Dear Christmas, thank you for every mother and child who don’t belong.
Christmas, how will I ever come to grips with your expectations, with my guilt, my sense of wonder, inadequacy and longing all nestled together like misfit emotions under a tree, during a pandemic? How will I manage the memories, dangling about an evergreen we chopped down and decorated partly with love and sometimes perfection, mostly with hope for something better than hundreds of thousands of deaths?
Christmas, you brought us a refugee man and a pregnant woman, shut out of the inns where no rooms existed. You told me to believe in stars, angels, and kind people. But I know a mother who aids autistic kids, who had panic attacks while handcuffed and deported from Switzerland with her children. She couldn’t worry about COVID. I’ve seen countless women fleeing their countries this year, shut out of safe nations. They couldn’t complain about masks and lockdowns. I’ve seen refugee children without their parents, and mothers without their husbands fleeing abuse. I’ve seen rows of babies born in a refugee camp with mothers unable to buy them socks much less hand sanitizer or anything as nice as a manger.
Maybe I noticed these people because one year, Christmas, I was leaving church in a snowstorm with my three kids and husband back in Connecticut. It was far before the pandemic, and the first time I dared a Christmas celebration with my child who could not fit into quiet places, boring places, loud places, into most places where a child was supposed to behave. I hadn’t been out of the house, Christmas, because leaving the house was very difficult for my child. I felt like a refugee. But I took my crew to celebrate wise men and stars. And you let another mother talk about my child, right beside me, in that church where we were celebrating birth. She didn’t know me, and she didn’t know my child has autism. But what she said to another mother about my child who was struggling, I still hear today: “Thank God that’s not my kid.”
Christmas, thank you for my kid. Thank you for every kid who doesn’t belong, who struggles, who finds themselves and you because of their struggles. Thank you for every child who looks up at their mother and see that she too doesn’t belong, that she too doesn’t know how to find the manger, the church, the kindness on many days, including Christmas, especially in a pandemic.

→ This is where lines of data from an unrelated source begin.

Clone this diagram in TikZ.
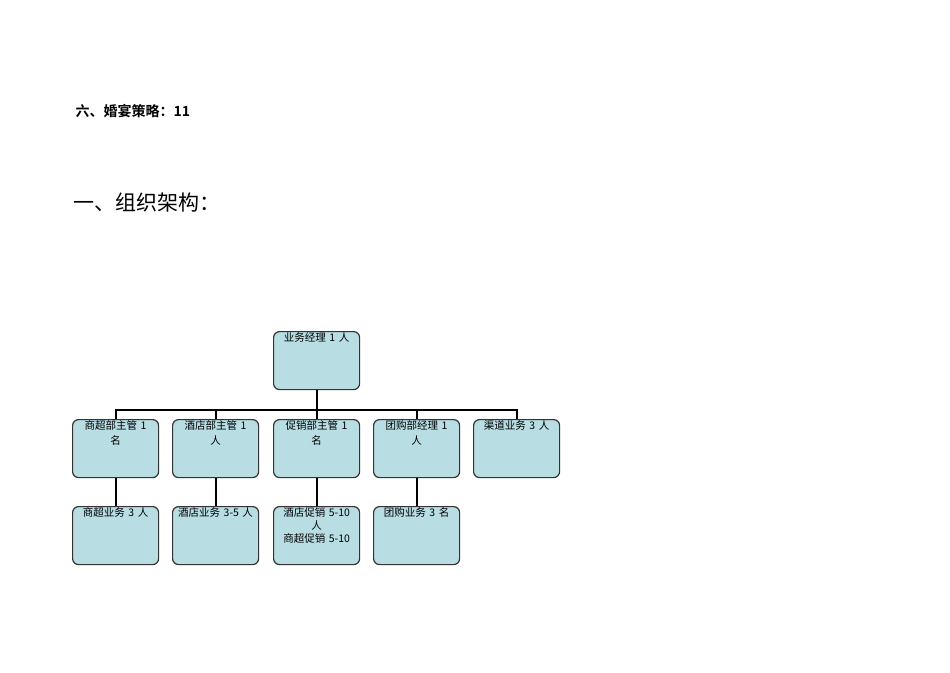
\documentclass[tikz,border=0pt]{standalone}
\usepackage{fontspec}
\newfontfamily\cjk{Noto Sans CJK SC}
\newfontfamily\cjkb{Noto Sans CJK SC Bold}
\definecolor{boxfill}{RGB}{184,222,228}
\begin{document}
\begin{tikzpicture}[x=1pt,y=-1pt,
  bx/.style={draw=black!80,line width=1.2pt,fill=boxfill,rounded corners=6pt,minimum width=86pt,minimum height=58pt,anchor=north west,inner sep=0pt},
  conn/.style={line width=2.2pt},
  lbl/.style={font=\cjk\fontsize{10.5}{15}\selectfont,align=center,anchor=north,text width=86pt}]
\useasboundingbox[fill=white] (0,0) rectangle (950,672);
\node[anchor=west,font=\cjkb\fontsize{14}{16}\selectfont] (t1) at (72,111) {六、婚宴策略：11};
\node[anchor=west,font=\cjk\fontsize{21}{24}\selectfont] (t2) at (70,203) {一、组织架构：};
\node[bx] (top) at (273,331) {};
\foreach \n/\x in {a/72,b/172,c/273,d/373,e/473}{\node[bx] (\n) at (\x,419) {};}
\foreach \n/\x in {f/72,g/172,h/273,i/373}{\node[bx] (\n) at (\x,506) {};}
\coordinate (bar) at (top.south |- 0,410);
\draw[conn] (top.south) -- (bar);
\draw[conn] (a.north) |- (e.north |- bar) -- (e.north);
\foreach \n in {b,c,d}{\draw[conn] (\n.north) -- (\n.north |- bar);}
\draw[conn] (a.south) -- (f.north);
\draw[conn] (b.south) -- (g.north);
\draw[conn] (c.south) -- (h.north);
\draw[conn] (d.south) -- (i.north);
\node[lbl] at ([yshift=2pt]top.north) {业务经理 1 人};
\node[lbl] at ([yshift=2pt]a.north) {商超部主管 1\\名};
\node[lbl] at ([yshift=2pt]b.north) {酒店部主管 1\\人};
\node[lbl] at ([yshift=2pt]c.north) {促销部主管 1\\名};
\node[lbl] at ([yshift=2pt]d.north) {团购部经理 1\\人};
\node[lbl] at ([yshift=2pt]e.north) {渠道业务 3 人};
\node[lbl] at ([yshift=2pt]f.north) {商超业务 3 人};
\node[lbl] at ([yshift=2pt]g.north) {酒店业务 3-5 人};
\node[lbl,font=\cjk\fontsize{10.5}{13}\selectfont] at ([yshift=2pt]h.north) {酒店促销 5-10\\人\\商超促销 5-10};
\node[lbl] at ([yshift=2pt]i.north) {团购业务 3 名};
\end{tikzpicture}
\end{document}
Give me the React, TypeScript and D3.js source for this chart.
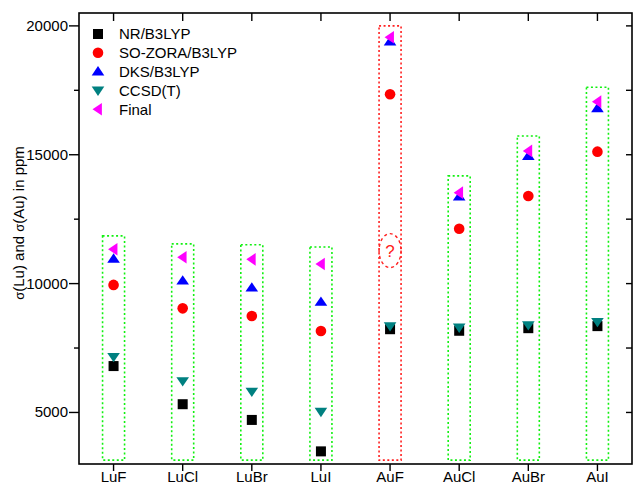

May I kindly ask you Christmas — where is your stable full of those who will love strangers when they feel lost, when the night feels silent? Where is your miraculous conception? Where is your concept of birth when death becomes our daily COVID reading and the thought of surrounding any mother and child in a tiny stable feels entirely murderous?
Where are you in our empty inns and churches, our separation, in our politics and borders? Where are you in the exhausted, thinning children in camps all over the world, in the weak polar bears searching for someplace we haven’t wrecked?
Christmas, don’t worry! I still love you. I’m running, sometimes dreaming of your songs, your newborn, your light in the strangest places. I see you in an old woman by the lake watching doves from her wheelchair. I hear you in my friend’s texts as she hides in danger with her family, after deportation— but still somehow tells me she loves me. I hear you in the sound of my own laughter tumbling down a Swiss mountain by my daughter on a sled. I find you in writers on Zoom searching for you under figurines, in poems about wings, in the flavor of biscotti or the slight bitterness of a certain orange soda. I feel you in my dad overseas trying to remember you despite his Alzheimer’s — in my mother wrapping gifts to make the best of you, regardless of so much silence.
Christmas, I still believe in you. Our loss, our memories, our pain, come every year like the lonely mothers and children do— like thousands of pinholes prying through the hard long night, calling themselves stars.
You still come.
You come like all the odd shapes of snowflakes and birds winging through the cold. You cut yourself out of our messes regardless of our flaws, even if we can’t see your savior, even when we can’t love one another.
We need you Christmas. So I won’t stop searching for you, under every perfect, feeble, decorated, flawed, brilliant Christmas tree.